Problem -> Only lines holding the word "that" should be copied from the material.

Material supplied ->
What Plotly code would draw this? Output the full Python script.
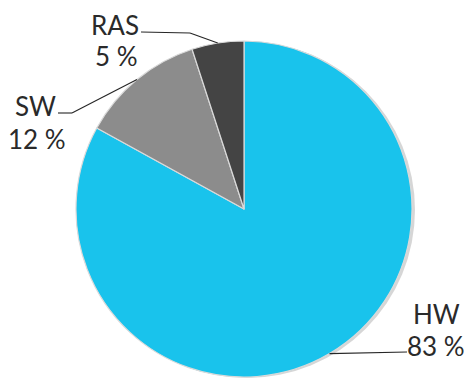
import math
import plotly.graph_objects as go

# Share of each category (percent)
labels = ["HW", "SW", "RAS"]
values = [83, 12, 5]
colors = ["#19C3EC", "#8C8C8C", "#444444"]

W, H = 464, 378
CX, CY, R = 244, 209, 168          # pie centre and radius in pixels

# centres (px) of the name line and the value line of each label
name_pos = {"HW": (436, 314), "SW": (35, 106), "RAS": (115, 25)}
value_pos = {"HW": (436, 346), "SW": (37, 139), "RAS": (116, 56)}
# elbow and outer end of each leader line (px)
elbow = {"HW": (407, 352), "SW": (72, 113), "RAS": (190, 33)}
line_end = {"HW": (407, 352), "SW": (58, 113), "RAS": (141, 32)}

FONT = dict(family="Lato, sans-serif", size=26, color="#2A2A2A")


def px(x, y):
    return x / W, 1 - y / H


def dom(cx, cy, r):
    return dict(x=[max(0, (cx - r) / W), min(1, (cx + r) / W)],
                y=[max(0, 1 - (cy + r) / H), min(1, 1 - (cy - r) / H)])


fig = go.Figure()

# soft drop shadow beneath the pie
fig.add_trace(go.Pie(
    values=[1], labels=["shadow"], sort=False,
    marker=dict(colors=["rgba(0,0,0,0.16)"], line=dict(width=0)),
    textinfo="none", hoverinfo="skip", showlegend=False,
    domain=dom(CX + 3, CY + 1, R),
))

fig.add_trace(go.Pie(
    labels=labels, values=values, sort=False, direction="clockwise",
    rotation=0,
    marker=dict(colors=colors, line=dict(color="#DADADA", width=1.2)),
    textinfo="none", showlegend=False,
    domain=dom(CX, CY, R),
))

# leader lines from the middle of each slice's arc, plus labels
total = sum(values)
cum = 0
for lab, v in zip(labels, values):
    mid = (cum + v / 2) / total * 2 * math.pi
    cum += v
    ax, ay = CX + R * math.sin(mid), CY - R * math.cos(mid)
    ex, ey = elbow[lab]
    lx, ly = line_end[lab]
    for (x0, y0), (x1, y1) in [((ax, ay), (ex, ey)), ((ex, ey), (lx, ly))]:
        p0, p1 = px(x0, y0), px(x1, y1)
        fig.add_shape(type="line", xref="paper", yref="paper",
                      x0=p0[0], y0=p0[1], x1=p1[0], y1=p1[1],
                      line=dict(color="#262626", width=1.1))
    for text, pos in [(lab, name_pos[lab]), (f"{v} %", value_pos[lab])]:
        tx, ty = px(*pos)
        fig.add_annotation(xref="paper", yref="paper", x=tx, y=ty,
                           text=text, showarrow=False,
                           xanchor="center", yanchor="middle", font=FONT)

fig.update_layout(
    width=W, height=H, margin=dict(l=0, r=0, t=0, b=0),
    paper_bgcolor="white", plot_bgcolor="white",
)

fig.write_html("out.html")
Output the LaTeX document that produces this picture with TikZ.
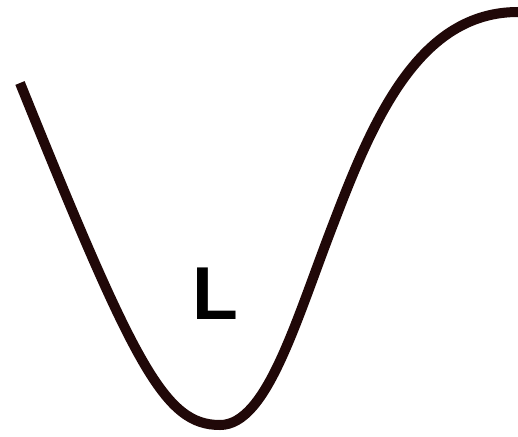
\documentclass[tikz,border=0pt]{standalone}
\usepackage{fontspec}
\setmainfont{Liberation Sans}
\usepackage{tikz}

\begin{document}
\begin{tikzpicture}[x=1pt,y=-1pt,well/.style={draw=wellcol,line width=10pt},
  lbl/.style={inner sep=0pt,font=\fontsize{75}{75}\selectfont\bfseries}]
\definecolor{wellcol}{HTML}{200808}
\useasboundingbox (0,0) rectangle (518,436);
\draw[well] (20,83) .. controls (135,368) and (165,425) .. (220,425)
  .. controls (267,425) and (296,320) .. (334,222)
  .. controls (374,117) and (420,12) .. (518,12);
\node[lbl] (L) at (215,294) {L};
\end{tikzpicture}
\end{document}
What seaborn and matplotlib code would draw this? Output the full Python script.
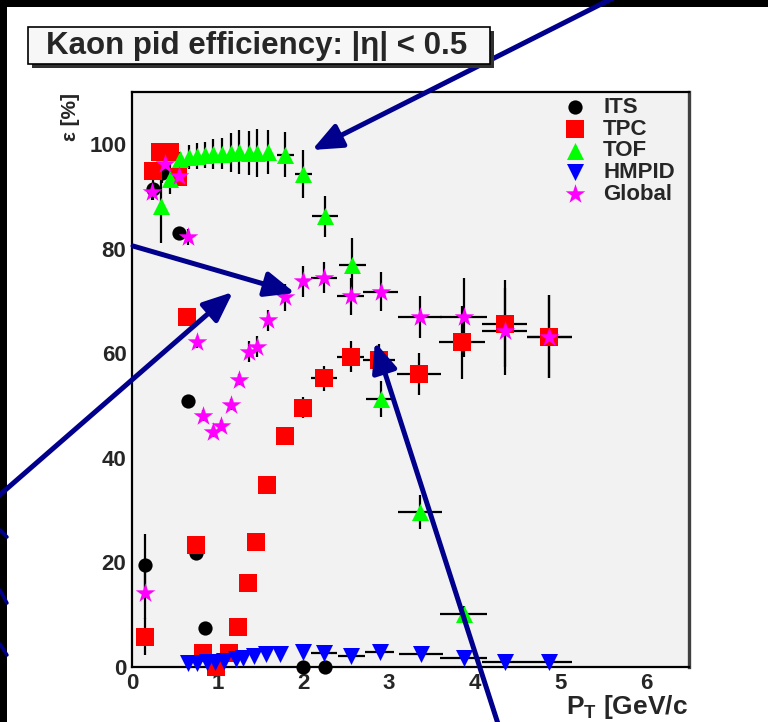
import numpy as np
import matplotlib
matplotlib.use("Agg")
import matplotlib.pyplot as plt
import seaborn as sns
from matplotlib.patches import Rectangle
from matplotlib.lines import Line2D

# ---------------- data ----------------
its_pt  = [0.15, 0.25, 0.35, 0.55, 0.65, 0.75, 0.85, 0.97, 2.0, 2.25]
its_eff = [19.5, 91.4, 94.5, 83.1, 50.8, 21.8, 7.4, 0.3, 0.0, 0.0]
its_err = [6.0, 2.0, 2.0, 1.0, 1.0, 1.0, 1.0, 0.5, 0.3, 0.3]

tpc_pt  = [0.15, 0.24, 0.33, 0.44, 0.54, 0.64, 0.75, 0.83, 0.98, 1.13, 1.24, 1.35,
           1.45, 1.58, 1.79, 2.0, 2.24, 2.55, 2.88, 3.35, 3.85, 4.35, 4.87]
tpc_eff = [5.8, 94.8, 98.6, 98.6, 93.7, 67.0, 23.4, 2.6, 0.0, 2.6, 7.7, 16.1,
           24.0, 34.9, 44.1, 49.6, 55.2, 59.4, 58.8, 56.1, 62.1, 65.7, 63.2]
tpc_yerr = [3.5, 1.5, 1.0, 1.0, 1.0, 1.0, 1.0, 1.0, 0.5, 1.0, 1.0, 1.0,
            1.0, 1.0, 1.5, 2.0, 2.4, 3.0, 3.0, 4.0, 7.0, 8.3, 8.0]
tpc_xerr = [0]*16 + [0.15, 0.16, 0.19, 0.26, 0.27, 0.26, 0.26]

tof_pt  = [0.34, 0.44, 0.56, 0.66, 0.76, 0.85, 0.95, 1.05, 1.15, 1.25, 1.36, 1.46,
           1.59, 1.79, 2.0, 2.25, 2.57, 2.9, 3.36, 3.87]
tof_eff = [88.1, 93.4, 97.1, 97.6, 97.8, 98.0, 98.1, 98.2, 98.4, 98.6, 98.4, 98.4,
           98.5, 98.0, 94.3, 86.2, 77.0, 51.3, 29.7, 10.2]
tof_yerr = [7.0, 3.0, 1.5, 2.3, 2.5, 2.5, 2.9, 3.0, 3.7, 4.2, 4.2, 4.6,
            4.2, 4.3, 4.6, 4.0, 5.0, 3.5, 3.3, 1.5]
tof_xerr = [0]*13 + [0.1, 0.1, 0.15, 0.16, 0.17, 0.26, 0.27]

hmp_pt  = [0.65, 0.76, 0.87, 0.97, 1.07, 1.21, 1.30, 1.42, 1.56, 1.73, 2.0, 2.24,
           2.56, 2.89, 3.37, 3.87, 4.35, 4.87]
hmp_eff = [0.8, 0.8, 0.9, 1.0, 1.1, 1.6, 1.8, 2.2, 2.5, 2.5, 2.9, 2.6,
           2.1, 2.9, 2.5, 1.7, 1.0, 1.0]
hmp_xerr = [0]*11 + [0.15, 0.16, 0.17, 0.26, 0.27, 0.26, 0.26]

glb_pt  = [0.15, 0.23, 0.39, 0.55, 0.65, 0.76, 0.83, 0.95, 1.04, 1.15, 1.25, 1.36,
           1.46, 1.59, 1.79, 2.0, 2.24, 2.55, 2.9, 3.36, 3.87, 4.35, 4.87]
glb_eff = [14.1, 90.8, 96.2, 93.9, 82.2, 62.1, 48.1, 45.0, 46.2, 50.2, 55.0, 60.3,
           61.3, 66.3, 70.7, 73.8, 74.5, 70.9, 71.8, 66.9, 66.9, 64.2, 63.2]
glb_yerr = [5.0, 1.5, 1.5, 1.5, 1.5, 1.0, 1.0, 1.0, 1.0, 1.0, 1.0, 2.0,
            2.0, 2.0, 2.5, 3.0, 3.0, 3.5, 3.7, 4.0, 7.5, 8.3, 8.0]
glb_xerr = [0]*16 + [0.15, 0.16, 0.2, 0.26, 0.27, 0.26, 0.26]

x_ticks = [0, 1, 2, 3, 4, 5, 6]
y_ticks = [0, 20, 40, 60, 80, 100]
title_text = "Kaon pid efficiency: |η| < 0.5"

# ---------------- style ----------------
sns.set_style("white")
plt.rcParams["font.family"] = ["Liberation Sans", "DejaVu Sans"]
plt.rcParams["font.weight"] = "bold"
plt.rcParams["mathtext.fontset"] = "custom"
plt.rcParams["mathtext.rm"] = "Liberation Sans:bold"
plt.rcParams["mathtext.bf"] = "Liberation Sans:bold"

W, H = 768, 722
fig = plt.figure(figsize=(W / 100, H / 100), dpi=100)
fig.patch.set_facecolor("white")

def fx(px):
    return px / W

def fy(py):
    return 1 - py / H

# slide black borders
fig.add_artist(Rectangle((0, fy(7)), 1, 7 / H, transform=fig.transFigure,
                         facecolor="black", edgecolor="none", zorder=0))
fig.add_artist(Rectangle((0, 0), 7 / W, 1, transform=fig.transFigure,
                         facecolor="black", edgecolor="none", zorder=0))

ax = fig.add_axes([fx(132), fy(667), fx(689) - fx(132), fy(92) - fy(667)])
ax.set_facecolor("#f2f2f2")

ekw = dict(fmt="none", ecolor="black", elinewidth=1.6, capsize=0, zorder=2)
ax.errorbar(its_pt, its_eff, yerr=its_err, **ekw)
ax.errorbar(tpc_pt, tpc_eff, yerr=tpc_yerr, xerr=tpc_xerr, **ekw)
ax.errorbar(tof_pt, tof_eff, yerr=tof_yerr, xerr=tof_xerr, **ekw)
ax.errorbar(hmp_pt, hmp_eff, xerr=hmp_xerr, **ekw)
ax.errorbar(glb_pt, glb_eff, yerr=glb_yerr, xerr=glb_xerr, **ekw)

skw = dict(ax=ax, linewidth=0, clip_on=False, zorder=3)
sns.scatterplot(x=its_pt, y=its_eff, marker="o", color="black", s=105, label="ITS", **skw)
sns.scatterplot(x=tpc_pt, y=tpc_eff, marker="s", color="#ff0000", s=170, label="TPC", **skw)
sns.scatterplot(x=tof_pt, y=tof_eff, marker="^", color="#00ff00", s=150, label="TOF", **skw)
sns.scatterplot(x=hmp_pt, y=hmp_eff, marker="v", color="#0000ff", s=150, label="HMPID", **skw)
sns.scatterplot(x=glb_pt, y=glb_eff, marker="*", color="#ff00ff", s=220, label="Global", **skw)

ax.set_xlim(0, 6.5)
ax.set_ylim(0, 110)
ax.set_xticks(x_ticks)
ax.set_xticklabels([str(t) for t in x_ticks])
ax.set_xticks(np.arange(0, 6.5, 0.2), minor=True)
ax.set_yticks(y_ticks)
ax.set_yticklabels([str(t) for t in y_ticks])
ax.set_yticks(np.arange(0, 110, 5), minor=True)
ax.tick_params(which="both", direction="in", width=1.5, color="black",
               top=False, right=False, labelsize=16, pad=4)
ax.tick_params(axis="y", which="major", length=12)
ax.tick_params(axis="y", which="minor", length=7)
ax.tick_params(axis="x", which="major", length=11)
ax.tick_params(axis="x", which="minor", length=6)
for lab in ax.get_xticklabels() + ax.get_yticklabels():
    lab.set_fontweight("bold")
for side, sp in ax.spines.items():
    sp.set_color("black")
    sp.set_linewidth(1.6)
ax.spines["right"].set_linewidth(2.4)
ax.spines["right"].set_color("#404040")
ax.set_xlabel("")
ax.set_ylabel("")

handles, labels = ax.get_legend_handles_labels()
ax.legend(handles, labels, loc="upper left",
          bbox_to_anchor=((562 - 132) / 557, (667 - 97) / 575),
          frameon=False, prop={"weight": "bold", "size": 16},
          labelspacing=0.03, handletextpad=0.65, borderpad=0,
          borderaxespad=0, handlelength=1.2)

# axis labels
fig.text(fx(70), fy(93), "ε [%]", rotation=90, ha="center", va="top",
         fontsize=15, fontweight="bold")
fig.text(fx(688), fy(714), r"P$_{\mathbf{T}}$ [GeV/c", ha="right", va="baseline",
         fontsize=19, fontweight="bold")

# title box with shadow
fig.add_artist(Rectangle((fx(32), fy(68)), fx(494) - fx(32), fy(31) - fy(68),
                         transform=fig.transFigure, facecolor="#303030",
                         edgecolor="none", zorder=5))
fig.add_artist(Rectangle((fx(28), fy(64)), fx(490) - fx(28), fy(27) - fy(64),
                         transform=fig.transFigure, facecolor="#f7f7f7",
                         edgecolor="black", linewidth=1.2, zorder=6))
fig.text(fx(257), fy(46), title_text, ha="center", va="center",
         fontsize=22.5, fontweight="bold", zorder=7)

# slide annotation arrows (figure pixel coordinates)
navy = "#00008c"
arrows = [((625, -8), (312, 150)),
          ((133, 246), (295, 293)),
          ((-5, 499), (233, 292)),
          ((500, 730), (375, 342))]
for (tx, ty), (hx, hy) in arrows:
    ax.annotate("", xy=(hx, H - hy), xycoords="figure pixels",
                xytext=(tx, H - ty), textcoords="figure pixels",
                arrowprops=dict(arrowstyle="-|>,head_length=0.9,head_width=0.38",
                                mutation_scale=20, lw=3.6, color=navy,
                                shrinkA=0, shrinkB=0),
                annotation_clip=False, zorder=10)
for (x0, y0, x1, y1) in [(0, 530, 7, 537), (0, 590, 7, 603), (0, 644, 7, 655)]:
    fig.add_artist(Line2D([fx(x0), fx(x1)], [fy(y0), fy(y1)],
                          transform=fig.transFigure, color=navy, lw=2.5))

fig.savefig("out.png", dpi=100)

==

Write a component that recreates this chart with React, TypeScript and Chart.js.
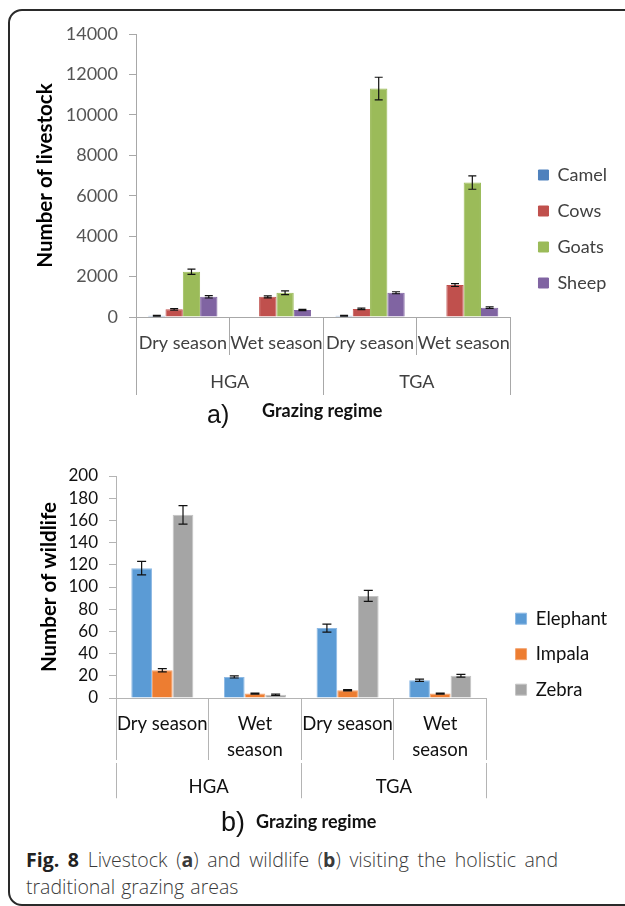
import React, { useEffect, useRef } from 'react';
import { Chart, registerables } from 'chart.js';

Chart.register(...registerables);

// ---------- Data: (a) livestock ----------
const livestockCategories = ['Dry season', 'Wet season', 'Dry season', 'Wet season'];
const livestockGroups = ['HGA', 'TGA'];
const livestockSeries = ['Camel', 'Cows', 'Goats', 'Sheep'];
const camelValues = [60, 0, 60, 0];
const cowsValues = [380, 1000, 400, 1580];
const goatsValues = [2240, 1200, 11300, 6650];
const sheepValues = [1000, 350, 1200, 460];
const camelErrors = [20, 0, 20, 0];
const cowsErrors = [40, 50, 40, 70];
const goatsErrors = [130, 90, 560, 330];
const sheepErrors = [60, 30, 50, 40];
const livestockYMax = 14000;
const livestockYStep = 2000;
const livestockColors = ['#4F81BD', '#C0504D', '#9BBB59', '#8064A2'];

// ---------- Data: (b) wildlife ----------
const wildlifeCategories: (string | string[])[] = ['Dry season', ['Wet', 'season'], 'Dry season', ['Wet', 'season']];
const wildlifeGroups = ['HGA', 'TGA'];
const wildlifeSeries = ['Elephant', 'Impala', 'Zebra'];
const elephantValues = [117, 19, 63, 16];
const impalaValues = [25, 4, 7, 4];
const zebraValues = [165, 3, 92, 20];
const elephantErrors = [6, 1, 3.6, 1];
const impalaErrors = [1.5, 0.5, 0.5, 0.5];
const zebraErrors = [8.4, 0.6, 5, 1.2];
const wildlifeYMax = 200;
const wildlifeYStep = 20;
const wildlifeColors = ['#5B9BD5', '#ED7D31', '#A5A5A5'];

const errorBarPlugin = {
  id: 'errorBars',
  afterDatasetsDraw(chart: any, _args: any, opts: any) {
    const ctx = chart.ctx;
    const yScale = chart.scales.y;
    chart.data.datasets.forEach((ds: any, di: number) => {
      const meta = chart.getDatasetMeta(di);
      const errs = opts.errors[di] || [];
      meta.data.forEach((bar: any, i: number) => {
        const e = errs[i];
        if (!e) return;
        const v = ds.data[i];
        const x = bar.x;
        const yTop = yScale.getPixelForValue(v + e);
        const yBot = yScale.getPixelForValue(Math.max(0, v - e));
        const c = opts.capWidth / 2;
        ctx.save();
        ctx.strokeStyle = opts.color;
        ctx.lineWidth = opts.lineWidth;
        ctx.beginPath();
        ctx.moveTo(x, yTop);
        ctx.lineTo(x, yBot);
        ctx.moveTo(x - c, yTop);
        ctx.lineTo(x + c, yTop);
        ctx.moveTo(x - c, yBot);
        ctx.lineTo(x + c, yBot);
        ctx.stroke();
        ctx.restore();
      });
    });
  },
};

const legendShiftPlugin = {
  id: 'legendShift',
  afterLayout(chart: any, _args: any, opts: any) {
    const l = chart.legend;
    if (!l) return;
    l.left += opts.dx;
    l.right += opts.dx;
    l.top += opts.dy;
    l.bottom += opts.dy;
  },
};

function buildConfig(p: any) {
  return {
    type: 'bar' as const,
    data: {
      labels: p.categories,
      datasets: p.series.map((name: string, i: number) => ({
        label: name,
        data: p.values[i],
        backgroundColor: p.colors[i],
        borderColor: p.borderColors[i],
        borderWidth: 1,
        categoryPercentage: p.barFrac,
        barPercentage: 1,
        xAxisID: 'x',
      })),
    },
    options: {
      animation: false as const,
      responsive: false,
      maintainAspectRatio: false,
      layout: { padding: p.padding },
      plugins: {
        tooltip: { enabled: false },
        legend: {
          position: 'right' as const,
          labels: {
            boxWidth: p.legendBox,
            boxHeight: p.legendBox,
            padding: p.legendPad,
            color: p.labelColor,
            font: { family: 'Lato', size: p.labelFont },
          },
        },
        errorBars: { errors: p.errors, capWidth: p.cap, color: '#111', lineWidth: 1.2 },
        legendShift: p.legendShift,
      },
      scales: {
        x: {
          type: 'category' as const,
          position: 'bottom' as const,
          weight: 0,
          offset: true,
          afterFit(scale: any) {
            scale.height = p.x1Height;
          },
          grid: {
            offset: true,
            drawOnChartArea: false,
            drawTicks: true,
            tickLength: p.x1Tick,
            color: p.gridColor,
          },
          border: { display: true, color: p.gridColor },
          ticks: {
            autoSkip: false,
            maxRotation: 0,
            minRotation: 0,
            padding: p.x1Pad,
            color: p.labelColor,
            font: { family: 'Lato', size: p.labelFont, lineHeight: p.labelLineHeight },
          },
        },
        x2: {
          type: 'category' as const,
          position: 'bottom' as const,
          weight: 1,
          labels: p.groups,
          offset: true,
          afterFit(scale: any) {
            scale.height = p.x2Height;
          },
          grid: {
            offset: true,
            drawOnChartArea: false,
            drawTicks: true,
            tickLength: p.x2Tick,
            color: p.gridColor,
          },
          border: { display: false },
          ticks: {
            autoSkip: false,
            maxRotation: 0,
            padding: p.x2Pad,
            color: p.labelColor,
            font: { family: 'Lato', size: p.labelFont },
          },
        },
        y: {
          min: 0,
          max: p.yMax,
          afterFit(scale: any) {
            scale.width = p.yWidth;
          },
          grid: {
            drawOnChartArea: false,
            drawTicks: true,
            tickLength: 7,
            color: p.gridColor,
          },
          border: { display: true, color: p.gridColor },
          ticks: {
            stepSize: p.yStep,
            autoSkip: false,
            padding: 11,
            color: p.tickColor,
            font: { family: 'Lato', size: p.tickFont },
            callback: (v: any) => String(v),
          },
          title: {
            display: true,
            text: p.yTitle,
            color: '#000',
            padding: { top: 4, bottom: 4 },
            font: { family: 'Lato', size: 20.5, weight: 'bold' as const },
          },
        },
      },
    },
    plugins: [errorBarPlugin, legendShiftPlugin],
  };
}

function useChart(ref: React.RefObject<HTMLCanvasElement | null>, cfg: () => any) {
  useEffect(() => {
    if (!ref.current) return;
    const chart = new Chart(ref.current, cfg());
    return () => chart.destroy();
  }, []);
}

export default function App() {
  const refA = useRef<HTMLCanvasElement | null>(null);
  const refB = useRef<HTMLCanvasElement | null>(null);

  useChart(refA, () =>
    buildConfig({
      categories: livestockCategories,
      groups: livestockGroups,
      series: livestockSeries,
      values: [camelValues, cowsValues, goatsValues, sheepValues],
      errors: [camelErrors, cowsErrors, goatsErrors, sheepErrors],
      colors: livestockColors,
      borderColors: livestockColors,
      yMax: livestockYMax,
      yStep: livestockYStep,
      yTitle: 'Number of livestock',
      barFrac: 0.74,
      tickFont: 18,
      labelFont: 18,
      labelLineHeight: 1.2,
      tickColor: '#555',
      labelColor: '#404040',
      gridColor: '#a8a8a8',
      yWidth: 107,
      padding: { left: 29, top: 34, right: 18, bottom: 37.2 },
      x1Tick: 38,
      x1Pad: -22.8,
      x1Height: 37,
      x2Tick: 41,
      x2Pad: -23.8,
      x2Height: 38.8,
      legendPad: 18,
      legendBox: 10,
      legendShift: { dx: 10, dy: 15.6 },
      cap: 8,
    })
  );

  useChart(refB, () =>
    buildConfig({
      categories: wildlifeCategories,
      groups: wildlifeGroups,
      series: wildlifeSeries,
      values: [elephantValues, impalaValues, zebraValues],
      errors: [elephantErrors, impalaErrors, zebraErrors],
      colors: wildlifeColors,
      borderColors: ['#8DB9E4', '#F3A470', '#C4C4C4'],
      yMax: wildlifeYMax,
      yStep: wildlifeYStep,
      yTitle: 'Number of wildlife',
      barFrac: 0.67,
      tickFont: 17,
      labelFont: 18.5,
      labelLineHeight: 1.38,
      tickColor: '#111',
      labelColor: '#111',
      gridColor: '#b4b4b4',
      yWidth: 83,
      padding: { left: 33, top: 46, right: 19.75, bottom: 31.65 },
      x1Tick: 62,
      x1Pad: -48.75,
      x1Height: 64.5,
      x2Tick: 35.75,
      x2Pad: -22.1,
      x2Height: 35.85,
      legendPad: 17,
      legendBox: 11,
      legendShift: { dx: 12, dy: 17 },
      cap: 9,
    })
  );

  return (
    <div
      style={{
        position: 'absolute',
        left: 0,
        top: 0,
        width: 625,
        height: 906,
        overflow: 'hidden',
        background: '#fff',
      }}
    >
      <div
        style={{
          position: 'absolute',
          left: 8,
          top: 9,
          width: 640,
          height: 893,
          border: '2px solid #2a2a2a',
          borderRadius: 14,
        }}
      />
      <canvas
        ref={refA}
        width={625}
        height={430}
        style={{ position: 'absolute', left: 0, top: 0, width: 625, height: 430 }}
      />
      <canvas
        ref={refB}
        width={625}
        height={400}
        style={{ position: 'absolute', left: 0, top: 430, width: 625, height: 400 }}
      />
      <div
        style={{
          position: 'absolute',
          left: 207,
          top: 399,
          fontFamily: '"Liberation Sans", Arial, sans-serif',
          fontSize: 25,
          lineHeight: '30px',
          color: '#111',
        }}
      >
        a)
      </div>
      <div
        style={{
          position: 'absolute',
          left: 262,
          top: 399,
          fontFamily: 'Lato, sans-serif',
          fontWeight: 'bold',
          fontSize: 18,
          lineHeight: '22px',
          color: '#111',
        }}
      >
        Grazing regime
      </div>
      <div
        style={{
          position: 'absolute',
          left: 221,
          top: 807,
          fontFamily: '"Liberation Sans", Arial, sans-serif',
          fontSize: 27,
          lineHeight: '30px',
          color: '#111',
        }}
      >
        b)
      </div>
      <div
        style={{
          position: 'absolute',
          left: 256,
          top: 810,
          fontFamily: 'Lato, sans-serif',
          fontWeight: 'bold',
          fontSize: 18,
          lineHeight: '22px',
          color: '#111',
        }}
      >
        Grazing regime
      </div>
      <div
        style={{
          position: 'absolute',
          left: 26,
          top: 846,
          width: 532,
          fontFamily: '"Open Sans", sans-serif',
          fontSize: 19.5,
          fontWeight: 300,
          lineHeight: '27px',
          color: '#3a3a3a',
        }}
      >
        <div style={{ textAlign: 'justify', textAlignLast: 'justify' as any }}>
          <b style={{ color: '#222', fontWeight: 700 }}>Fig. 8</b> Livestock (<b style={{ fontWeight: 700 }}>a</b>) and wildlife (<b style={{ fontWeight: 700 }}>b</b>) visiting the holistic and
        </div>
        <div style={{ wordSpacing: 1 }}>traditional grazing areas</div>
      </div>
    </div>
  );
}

Answer to the task ->
Output the LaTeX document that produces this picture with TikZ.
Write a component that recreates this chart with React, TypeScript and Chart.js.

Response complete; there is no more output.